▶ [Problem requirements] Find the line with "Convert this diagram to TikZ code." and the line with "minimum size=58pt] (noB)", then repeat both of them and every line in between exactly. Omit the pictures.

+===+

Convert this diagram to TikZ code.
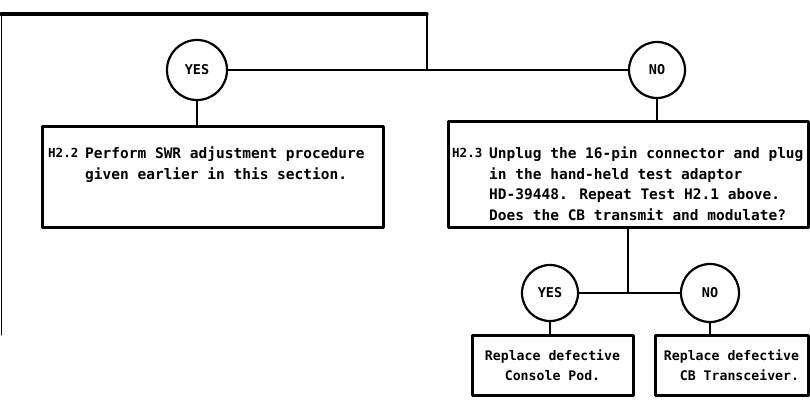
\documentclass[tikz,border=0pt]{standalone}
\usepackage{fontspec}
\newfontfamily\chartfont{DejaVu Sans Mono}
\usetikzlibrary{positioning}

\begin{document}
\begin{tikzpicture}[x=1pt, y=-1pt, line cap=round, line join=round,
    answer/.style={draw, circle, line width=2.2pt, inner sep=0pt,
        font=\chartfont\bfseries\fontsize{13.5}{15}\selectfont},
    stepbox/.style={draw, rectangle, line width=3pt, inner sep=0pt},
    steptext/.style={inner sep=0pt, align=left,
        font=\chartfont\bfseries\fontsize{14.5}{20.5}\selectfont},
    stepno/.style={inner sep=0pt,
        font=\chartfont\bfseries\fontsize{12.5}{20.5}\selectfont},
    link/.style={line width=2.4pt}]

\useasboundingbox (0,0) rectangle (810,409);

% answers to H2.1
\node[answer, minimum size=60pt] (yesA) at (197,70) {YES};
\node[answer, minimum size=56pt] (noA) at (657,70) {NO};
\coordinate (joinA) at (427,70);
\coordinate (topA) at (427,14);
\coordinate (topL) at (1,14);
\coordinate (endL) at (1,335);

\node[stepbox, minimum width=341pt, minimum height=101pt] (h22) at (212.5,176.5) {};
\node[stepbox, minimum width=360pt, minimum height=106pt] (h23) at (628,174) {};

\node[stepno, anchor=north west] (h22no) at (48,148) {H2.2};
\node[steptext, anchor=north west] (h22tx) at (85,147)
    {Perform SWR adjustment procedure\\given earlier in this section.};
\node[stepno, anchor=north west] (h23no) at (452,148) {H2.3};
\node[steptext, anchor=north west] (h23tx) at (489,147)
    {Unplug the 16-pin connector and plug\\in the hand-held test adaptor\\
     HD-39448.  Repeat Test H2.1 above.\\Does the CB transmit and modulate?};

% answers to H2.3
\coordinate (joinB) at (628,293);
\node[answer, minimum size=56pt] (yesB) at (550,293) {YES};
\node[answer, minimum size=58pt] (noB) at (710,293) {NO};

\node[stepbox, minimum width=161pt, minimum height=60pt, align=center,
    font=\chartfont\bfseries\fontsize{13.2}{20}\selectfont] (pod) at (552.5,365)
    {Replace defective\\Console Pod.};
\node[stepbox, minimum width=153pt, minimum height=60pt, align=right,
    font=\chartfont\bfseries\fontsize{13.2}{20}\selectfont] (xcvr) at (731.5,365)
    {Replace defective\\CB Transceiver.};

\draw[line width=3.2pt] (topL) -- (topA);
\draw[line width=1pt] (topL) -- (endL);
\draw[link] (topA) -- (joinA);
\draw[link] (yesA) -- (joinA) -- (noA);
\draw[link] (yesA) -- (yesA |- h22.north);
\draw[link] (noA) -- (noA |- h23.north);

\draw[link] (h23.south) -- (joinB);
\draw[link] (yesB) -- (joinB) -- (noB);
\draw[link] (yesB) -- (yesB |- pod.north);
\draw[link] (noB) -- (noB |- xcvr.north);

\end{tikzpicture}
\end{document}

+===+

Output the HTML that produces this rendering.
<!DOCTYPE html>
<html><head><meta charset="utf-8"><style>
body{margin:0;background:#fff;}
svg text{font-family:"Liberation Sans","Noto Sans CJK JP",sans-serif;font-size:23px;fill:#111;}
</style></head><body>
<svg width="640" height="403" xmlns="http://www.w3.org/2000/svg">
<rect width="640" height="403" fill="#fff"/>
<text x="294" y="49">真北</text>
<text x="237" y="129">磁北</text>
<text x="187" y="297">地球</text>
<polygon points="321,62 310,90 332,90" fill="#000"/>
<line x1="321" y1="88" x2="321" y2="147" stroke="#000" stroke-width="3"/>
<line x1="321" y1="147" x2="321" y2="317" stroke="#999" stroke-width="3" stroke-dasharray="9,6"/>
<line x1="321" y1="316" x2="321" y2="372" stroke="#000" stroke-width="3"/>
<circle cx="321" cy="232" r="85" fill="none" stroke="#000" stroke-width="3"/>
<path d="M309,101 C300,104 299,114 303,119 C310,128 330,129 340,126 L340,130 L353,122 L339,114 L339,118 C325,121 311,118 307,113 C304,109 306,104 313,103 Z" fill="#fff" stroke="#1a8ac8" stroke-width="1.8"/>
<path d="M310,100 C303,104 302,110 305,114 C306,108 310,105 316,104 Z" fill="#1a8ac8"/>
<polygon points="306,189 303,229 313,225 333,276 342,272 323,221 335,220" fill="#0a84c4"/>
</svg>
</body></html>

+===+

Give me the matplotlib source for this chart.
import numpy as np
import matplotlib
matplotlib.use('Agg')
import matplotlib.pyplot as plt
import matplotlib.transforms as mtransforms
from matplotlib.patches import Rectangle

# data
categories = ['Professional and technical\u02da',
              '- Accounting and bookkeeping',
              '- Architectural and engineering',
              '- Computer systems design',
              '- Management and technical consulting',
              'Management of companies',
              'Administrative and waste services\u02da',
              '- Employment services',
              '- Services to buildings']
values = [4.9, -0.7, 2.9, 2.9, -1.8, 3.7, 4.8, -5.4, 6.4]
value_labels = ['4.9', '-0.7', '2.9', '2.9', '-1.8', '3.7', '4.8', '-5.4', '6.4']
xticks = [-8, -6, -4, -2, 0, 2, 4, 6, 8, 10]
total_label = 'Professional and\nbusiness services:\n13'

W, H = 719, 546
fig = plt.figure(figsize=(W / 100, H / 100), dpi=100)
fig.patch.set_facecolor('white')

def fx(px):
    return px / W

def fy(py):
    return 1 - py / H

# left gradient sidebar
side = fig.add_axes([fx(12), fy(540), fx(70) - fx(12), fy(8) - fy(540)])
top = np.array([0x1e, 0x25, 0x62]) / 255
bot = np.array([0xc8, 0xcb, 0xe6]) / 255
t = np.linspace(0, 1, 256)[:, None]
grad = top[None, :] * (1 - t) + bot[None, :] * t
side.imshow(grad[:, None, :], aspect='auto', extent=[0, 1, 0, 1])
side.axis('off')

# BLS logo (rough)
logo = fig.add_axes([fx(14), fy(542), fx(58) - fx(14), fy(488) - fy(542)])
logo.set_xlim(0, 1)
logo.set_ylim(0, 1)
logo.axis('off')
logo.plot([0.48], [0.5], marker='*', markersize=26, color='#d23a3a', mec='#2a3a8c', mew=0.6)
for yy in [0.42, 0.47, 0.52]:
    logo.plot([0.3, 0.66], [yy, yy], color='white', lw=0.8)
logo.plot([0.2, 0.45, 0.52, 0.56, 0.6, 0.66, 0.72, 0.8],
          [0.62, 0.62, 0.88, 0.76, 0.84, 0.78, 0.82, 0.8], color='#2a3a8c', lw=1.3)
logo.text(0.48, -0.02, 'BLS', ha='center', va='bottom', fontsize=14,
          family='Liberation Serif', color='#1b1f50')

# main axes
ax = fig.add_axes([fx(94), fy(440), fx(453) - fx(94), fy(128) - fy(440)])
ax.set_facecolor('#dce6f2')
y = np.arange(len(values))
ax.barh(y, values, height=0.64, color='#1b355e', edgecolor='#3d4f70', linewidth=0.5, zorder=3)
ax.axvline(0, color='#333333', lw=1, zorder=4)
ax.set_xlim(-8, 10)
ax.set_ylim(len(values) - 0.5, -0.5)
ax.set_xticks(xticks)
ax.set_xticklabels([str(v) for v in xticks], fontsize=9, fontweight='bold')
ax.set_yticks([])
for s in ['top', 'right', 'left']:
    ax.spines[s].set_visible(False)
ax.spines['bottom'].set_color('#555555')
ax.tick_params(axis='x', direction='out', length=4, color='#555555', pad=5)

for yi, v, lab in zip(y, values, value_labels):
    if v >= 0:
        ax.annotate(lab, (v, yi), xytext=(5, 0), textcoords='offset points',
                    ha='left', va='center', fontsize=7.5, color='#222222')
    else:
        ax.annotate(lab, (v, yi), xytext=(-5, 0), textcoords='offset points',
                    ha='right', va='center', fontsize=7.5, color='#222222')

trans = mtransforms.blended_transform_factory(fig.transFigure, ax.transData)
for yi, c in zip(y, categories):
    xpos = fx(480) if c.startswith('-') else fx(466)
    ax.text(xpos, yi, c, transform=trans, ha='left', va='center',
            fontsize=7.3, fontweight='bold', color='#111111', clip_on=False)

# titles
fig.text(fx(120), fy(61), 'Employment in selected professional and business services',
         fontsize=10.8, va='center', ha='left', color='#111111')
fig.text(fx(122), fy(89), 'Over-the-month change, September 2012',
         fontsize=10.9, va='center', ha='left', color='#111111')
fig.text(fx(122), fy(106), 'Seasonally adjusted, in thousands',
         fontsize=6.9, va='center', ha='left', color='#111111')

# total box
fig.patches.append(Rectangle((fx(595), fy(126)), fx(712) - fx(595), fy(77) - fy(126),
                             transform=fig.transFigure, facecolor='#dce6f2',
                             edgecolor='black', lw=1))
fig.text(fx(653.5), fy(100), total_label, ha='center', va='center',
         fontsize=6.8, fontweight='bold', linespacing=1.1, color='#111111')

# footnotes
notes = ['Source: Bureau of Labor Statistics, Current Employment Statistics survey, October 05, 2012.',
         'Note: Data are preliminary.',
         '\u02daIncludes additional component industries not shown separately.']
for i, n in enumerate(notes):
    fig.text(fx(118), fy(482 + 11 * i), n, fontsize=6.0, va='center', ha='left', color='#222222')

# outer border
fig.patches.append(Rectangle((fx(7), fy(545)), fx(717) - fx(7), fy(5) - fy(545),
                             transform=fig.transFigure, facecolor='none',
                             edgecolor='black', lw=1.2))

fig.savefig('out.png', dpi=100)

+===+

▶ [Finished answer]
Convert this diagram to TikZ code.
\documentclass[tikz,border=0pt]{standalone}
\usepackage{fontspec}
\newfontfamily\chartfont{DejaVu Sans Mono}
\usetikzlibrary{positioning}

\begin{document}
\begin{tikzpicture}[x=1pt, y=-1pt, line cap=round, line join=round,
    answer/.style={draw, circle, line width=2.2pt, inner sep=0pt,
        font=\chartfont\bfseries\fontsize{13.5}{15}\selectfont},
    stepbox/.style={draw, rectangle, line width=3pt, inner sep=0pt},
    steptext/.style={inner sep=0pt, align=left,
        font=\chartfont\bfseries\fontsize{14.5}{20.5}\selectfont},
    stepno/.style={inner sep=0pt,
        font=\chartfont\bfseries\fontsize{12.5}{20.5}\selectfont},
    link/.style={line width=2.4pt}]

\useasboundingbox (0,0) rectangle (810,409);

% answers to H2.1
\node[answer, minimum size=60pt] (yesA) at (197,70) {YES};
\node[answer, minimum size=56pt] (noA) at (657,70) {NO};
\coordinate (joinA) at (427,70);
\coordinate (topA) at (427,14);
\coordinate (topL) at (1,14);
\coordinate (endL) at (1,335);

\node[stepbox, minimum width=341pt, minimum height=101pt] (h22) at (212.5,176.5) {};
\node[stepbox, minimum width=360pt, minimum height=106pt] (h23) at (628,174) {};

\node[stepno, anchor=north west] (h22no) at (48,148) {H2.2};
\node[steptext, anchor=north west] (h22tx) at (85,147)
    {Perform SWR adjustment procedure\\given earlier in this section.};
\node[stepno, anchor=north west] (h23no) at (452,148) {H2.3};
\node[steptext, anchor=north west] (h23tx) at (489,147)
    {Unplug the 16-pin connector and plug\\in the hand-held test adaptor\\
     HD-39448.  Repeat Test H2.1 above.\\Does the CB transmit and modulate?};

% answers to H2.3
\coordinate (joinB) at (628,293);
\node[answer, minimum size=56pt] (yesB) at (550,293) {YES};
\node[answer, minimum size=58pt] (noB) at (710,293) {NO};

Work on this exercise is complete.